Siyasi Analiz Merkezi Uzmanlarından Andrey Tihonov’a göre Türkiye hâlâ Kırım Tatarları ile ilgili hayaller kuruyor. Bununla beraber Recep Tayyip Erdoğan Rusya ile mevcut ilişkileri riske sokmaz.
Ankara’nın Moskova ile ilişkileri iyi değerlendirdiğini vurgulayan Siyasi ve Ekonomik İletişim Ajansı Uzmanı Mihail Neyjmakov, Türkiye’nin, Kırım’ın Rusya’ya katılmasını tanımadığını ve Erdoğan’ın defalarca “gayrimeşru işgalden” söz ettiğini hatırlattı.
Mariya Loktionova, Gazeta.ru sitesinde yayımlanan yazıda Rus turistlerin Türkiye’de yaşadığı problemleri anlattı.

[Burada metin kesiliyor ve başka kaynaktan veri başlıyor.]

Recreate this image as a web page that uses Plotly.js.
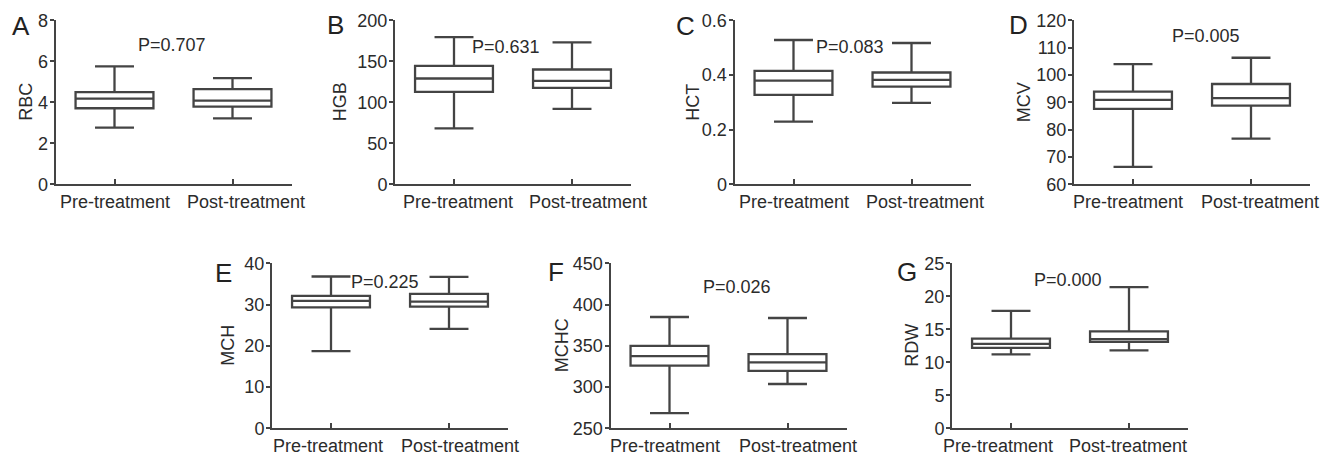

Laktionova’nın görüştüğü bazı beş yıldızlı otel misafirleri sıhhiye alanında sorunlar yaşıyor; hırsızlık olayları ve “iğrenç” yemeklerden şikayetçi oluyor. Üstelik Rusların mağdur olduğu trafik kazaları çoğalıyor. Rusya Turizmciler Derneği’nce verilen rapor, geçen sene Türkiye’de iki Rus vatandaşının kazada öldüğünü, 19 kişinin ise ağır yaralandığını gösterdi. Bu yıl ise iki Rus turist bir kazada vefat etti.
Geçen şubat ayında Aviasales kurumu tarafından yayınlanan rapora göre Türkiye “Dünyanın en tehlikeli ülkeleri” listesinde ikinci oldu.